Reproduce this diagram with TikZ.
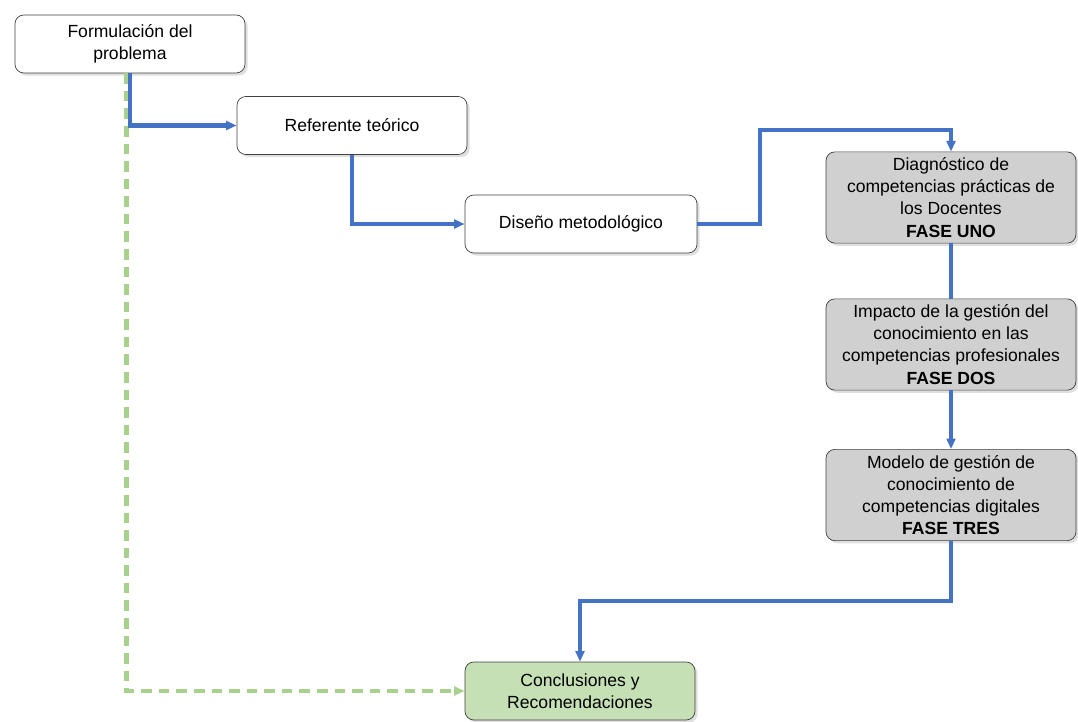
\documentclass[tikz,border=0pt]{standalone}
\usepackage{fontspec}
\setmainfont{Liberation Sans}
\usepackage{tikz}
\usetikzlibrary{positioning,arrows.meta,shadows}
\usepackage{xcolor}
\definecolor{flowblue}{RGB}{68,114,196}
\definecolor{phasegray}{RGB}{208,208,208}
\definecolor{endgreen}{RGB}{197,224,180}
\definecolor{dashgreen}{RGB}{169,209,142}

\begin{document}
\begin{tikzpicture}[
    x=0.02cm, y=-0.02cm,
    box/.style      = {draw=black!75, rounded corners=5pt, fill=white,
                       minimum width=4.6cm, minimum height=1.16cm,
                       font=\fontsize{10pt}{12.6pt}\selectfont, align=center,
                       drop shadow={opacity=0.25, shadow xshift=1.5pt, shadow yshift=-1.5pt}},
    phase/.style    = {box, fill=phasegray, minimum width=5cm, minimum height=1.7cm},
    final/.style    = {box, fill=endgreen},
    arr/.style      = {-{Triangle[length=6pt,width=5pt]}, line width=2.3pt, flowblue},
    link/.style     = {line width=2.3pt, flowblue},
    sarr/.style     = {-{Triangle[length=6pt,width=5pt]}, line width=2.5pt, dashgreen,
                       dash pattern=on 6pt off 4pt}
]
\useasboundingbox (0,0) rectangle (1078,721);

\node[box]   (form) at (130,44)    {Formulación del\\problema};
\node[box]   (ref)  at (352,125.5) {Referente teórico};
\node[box, minimum width=4.64cm] (dis) at (581,224) {Diseño metodológico};
\node[phase] (diag) at (951,197.5) {Diagnóstico de\\competencias prácticas de\\los Docentes\\\textbf{FASE UNO}};
\node[phase] (imp)  at (951,344.5) {Impacto de la gestión del\\conocimiento en las\\competencias profesionales\\\textbf{FASE DOS}};
\node[phase] (mod)  at (951,495)   {Modelo de gestión de\\conocimiento de\\competencias digitales\\\textbf{FASE TRES}};
\node[final] (conc) at (580,691)   {Conclusiones y\\Recomendaciones};

\coordinate (up)   at (760,130);
\coordinate (down) at (580,601);

\draw[sarr] ([xshift=-2pt]form.south) |- (conc.west);
\draw[arr] (form.south) |- (ref.west);
\draw[arr] (ref.south)  |- (dis.west);
\draw[arr] (dis.east)   -| (up) -| (diag.north);
\draw[link] (diag.south) -- (imp.north);
\draw[arr] (imp.south)  -- (mod.north);
\draw[arr] (mod.south)  |- (down) -- (conc.north);

\end{tikzpicture}
\end{document}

■ REQUIREMENT
Repeat the data exactly, excluding the pictures.

■ SOLUTION TO THE EXERCISE
Reproduce this diagram with TikZ.
\documentclass[tikz,border=0pt]{standalone}
\usepackage{fontspec}
\setmainfont{Liberation Sans}
\usepackage{tikz}
\usetikzlibrary{positioning,arrows.meta,shadows}
\usepackage{xcolor}
\definecolor{flowblue}{RGB}{68,114,196}
\definecolor{phasegray}{RGB}{208,208,208}
\definecolor{endgreen}{RGB}{197,224,180}
\definecolor{dashgreen}{RGB}{169,209,142}

\begin{document}
\begin{tikzpicture}[
    x=0.02cm, y=-0.02cm,
    box/.style      = {draw=black!75, rounded corners=5pt, fill=white,
                       minimum width=4.6cm, minimum height=1.16cm,
                       font=\fontsize{10pt}{12.6pt}\selectfont, align=center,
                       drop shadow={opacity=0.25, shadow xshift=1.5pt, shadow yshift=-1.5pt}},
    phase/.style    = {box, fill=phasegray, minimum width=5cm, minimum height=1.7cm},
    final/.style    = {box, fill=endgreen},
    arr/.style      = {-{Triangle[length=6pt,width=5pt]}, line width=2.3pt, flowblue},
    link/.style     = {line width=2.3pt, flowblue},
    sarr/.style     = {-{Triangle[length=6pt,width=5pt]}, line width=2.5pt, dashgreen,
                       dash pattern=on 6pt off 4pt}
]
\useasboundingbox (0,0) rectangle (1078,721);

\node[box]   (form) at (130,44)    {Formulación del\\problema};
\node[box]   (ref)  at (352,125.5) {Referente teórico};
\node[box, minimum width=4.64cm] (dis) at (581,224) {Diseño metodológico};
\node[phase] (diag) at (951,197.5) {Diagnóstico de\\competencias prácticas de\\los Docentes\\\textbf{FASE UNO}};
\node[phase] (imp)  at (951,344.5) {Impacto de la gestión del\\conocimiento en las\\competencias profesionales\\\textbf{FASE DOS}};
\node[phase] (mod)  at (951,495)   {Modelo de gestión de\\conocimiento de\\competencias digitales\\\textbf{FASE TRES}};
\node[final] (conc) at (580,691)   {Conclusiones y\\Recomendaciones};

\coordinate (up)   at (760,130);
\coordinate (down) at (580,601);

\draw[sarr] ([xshift=-2pt]form.south) |- (conc.west);
\draw[arr] (form.south) |- (ref.west);
\draw[arr] (ref.south)  |- (dis.west);
\draw[arr] (dis.east)   -| (up) -| (diag.north);
\draw[link] (diag.south) -- (imp.north);
\draw[arr] (imp.south)  -- (mod.north);
\draw[arr] (mod.south)  |- (down) -- (conc.north);

\end{tikzpicture}
\end{document}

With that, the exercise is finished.